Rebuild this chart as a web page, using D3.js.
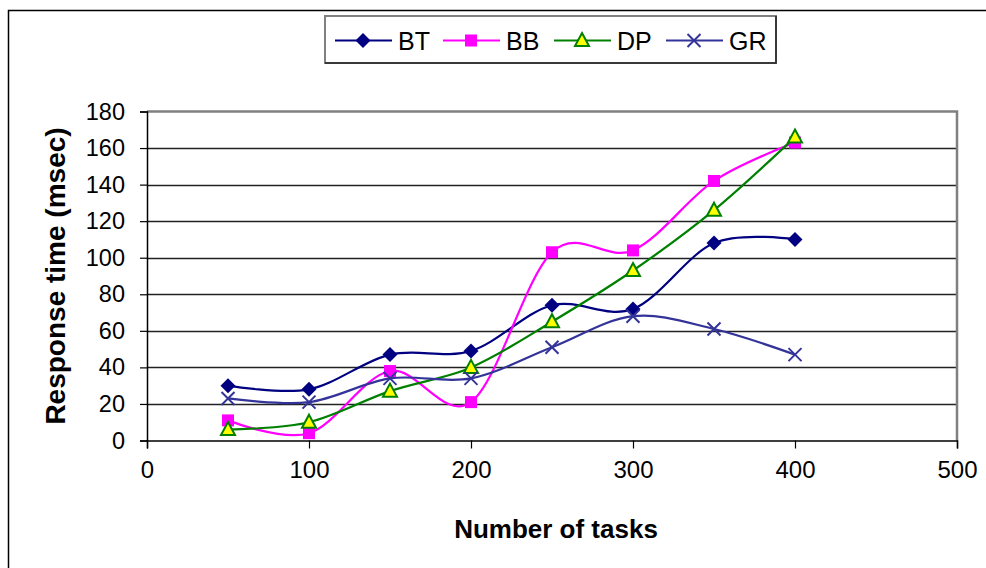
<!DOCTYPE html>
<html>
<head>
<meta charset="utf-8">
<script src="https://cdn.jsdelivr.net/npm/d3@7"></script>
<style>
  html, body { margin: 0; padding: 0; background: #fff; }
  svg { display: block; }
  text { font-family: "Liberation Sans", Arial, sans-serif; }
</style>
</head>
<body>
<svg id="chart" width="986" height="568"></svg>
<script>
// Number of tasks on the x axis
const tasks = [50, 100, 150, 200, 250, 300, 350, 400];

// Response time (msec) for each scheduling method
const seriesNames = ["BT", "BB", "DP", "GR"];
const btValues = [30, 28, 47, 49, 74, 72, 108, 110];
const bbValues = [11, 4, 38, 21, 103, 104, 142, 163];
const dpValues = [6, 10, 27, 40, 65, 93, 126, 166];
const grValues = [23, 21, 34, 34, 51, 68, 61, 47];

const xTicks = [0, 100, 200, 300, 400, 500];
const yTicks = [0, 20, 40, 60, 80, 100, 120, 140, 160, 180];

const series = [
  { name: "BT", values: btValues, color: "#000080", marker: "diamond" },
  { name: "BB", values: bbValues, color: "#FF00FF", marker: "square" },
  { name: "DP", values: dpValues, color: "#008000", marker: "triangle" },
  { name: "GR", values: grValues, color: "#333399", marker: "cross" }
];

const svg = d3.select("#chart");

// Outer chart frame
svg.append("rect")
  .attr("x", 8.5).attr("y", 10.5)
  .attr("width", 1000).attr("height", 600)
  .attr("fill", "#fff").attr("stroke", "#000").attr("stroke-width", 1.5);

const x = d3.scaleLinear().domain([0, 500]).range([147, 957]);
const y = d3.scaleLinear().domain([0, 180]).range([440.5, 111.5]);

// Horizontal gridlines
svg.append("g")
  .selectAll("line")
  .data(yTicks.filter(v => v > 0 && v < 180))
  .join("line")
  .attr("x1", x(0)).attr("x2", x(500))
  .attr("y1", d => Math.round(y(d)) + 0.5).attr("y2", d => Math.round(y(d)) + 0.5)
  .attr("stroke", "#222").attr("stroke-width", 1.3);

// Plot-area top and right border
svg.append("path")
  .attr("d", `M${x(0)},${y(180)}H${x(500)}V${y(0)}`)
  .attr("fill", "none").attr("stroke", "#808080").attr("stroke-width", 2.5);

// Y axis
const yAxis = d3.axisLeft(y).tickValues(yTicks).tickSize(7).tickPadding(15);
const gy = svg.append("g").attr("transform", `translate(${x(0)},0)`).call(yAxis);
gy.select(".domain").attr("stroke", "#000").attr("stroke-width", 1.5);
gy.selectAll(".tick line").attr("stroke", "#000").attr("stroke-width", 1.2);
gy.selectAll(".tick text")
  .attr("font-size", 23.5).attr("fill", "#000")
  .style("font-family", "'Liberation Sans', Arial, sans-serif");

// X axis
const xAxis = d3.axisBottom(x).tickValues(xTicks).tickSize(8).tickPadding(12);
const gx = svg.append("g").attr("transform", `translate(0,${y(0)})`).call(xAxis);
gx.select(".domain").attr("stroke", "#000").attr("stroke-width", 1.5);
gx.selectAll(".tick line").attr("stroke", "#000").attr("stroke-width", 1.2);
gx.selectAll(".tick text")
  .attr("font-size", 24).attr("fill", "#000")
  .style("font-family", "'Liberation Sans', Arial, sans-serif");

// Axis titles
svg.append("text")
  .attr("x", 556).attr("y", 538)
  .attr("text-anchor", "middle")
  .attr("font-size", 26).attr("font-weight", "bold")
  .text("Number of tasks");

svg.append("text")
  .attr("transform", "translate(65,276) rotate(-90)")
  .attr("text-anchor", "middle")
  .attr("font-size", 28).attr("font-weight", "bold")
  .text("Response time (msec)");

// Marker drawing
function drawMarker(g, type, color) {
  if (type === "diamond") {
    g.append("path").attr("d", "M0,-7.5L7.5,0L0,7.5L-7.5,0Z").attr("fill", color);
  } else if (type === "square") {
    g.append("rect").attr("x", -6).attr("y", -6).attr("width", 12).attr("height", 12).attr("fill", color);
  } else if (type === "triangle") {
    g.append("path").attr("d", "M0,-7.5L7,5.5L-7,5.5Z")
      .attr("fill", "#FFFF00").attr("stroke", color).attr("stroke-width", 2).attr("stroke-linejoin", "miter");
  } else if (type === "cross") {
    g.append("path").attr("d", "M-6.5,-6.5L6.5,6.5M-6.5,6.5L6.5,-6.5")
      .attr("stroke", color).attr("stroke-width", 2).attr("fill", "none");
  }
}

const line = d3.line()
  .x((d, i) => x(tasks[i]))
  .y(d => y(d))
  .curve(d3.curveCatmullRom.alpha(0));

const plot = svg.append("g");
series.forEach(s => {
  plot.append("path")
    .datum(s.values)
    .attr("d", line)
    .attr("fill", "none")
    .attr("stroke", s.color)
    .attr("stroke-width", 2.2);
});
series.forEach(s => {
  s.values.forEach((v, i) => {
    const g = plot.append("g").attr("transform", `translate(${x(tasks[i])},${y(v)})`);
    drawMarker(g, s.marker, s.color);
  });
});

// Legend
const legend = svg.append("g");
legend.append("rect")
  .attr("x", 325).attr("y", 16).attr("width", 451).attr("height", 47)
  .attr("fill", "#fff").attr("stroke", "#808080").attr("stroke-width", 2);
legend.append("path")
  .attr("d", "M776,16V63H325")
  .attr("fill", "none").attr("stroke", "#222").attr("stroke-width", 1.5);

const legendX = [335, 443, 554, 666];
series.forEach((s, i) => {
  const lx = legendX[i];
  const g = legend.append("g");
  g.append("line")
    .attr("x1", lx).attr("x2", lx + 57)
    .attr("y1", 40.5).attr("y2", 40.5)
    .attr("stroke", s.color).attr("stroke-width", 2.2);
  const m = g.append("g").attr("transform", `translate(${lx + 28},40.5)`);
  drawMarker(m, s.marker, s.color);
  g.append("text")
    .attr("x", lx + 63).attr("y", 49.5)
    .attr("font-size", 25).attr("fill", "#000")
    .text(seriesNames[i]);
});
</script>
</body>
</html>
==
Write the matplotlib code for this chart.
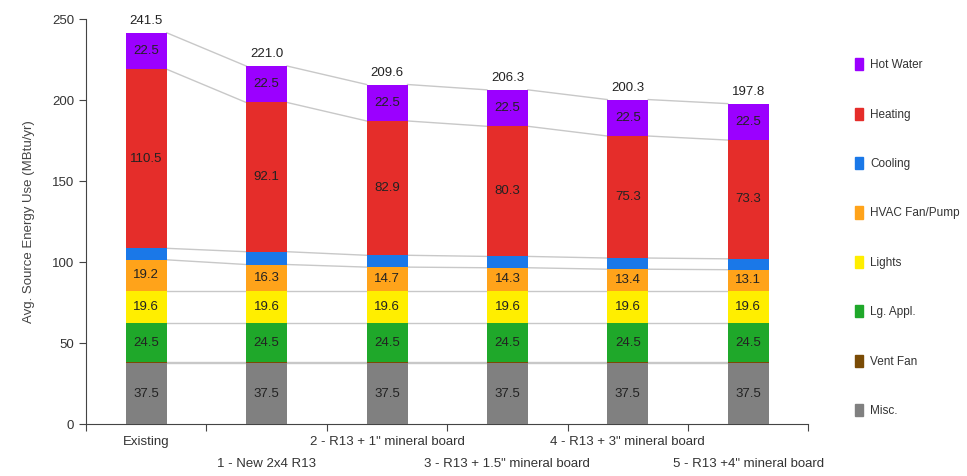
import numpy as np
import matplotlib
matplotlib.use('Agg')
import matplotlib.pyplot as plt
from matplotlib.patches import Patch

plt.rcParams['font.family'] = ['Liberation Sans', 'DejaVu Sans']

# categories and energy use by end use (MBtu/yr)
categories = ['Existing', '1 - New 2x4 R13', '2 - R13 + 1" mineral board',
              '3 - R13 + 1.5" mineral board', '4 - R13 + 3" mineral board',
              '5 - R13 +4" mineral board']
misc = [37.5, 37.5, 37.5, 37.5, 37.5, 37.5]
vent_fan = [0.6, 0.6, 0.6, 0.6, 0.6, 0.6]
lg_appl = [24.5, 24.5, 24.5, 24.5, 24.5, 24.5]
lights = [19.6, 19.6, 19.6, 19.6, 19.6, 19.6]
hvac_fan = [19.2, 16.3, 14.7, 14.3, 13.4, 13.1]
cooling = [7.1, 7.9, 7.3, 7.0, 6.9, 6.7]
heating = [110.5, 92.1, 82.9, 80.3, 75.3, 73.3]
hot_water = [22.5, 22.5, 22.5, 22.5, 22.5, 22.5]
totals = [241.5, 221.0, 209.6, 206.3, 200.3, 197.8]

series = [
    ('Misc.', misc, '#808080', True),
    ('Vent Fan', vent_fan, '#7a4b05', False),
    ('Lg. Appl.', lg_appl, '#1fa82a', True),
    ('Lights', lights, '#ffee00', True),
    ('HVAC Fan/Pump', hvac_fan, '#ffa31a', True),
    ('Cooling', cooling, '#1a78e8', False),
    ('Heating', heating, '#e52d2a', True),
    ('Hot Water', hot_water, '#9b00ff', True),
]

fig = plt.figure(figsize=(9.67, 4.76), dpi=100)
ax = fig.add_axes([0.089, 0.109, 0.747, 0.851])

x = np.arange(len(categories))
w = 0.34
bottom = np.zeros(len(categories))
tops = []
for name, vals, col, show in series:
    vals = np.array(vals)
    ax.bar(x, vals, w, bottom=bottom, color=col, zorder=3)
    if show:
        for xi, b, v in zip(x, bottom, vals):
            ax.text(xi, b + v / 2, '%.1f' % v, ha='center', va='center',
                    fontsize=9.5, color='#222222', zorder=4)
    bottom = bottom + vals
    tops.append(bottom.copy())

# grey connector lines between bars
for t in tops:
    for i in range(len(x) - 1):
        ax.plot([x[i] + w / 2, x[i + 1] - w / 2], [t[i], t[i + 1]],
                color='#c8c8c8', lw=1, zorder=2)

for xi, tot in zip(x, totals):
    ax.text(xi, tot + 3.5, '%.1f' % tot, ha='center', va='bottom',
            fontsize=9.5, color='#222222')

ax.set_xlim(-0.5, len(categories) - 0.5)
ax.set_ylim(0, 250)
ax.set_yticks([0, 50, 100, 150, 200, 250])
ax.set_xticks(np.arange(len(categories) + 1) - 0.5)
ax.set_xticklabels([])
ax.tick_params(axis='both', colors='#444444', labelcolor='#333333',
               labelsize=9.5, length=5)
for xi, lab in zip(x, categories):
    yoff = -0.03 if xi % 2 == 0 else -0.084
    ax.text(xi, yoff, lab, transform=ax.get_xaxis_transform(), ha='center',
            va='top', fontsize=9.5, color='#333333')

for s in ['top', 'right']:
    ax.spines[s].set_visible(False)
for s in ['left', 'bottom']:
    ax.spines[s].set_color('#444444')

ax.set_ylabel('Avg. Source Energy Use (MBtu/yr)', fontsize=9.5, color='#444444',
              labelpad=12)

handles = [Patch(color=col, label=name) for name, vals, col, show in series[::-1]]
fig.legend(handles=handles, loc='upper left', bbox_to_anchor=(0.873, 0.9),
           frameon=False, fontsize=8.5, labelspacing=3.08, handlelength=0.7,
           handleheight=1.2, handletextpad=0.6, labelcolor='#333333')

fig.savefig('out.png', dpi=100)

- [Stated task]: Give again the lines from "Write the matplotlib code for this chart." to "tops.append(bottom.copy())" exactly, both of those lines included, and do not include any pictures.

- [Solution]:
Write the matplotlib code for this chart.
import numpy as np
import matplotlib
matplotlib.use('Agg')
import matplotlib.pyplot as plt
from matplotlib.patches import Patch

plt.rcParams['font.family'] = ['Liberation Sans', 'DejaVu Sans']

# categories and energy use by end use (MBtu/yr)
categories = ['Existing', '1 - New 2x4 R13', '2 - R13 + 1" mineral board',
              '3 - R13 + 1.5" mineral board', '4 - R13 + 3" mineral board',
              '5 - R13 +4" mineral board']
misc = [37.5, 37.5, 37.5, 37.5, 37.5, 37.5]
vent_fan = [0.6, 0.6, 0.6, 0.6, 0.6, 0.6]
lg_appl = [24.5, 24.5, 24.5, 24.5, 24.5, 24.5]
lights = [19.6, 19.6, 19.6, 19.6, 19.6, 19.6]
hvac_fan = [19.2, 16.3, 14.7, 14.3, 13.4, 13.1]
cooling = [7.1, 7.9, 7.3, 7.0, 6.9, 6.7]
heating = [110.5, 92.1, 82.9, 80.3, 75.3, 73.3]
hot_water = [22.5, 22.5, 22.5, 22.5, 22.5, 22.5]
totals = [241.5, 221.0, 209.6, 206.3, 200.3, 197.8]

series = [
    ('Misc.', misc, '#808080', True),
    ('Vent Fan', vent_fan, '#7a4b05', False),
    ('Lg. Appl.', lg_appl, '#1fa82a', True),
    ('Lights', lights, '#ffee00', True),
    ('HVAC Fan/Pump', hvac_fan, '#ffa31a', True),
    ('Cooling', cooling, '#1a78e8', False),
    ('Heating', heating, '#e52d2a', True),
    ('Hot Water', hot_water, '#9b00ff', True),
]

fig = plt.figure(figsize=(9.67, 4.76), dpi=100)
ax = fig.add_axes([0.089, 0.109, 0.747, 0.851])

x = np.arange(len(categories))
w = 0.34
bottom = np.zeros(len(categories))
tops = []
for name, vals, col, show in series:
    vals = np.array(vals)
    ax.bar(x, vals, w, bottom=bottom, color=col, zorder=3)
    if show:
        for xi, b, v in zip(x, bottom, vals):
            ax.text(xi, b + v / 2, '%.1f' % v, ha='center', va='center',
                    fontsize=9.5, color='#222222', zorder=4)
    bottom = bottom + vals
    tops.append(bottom.copy())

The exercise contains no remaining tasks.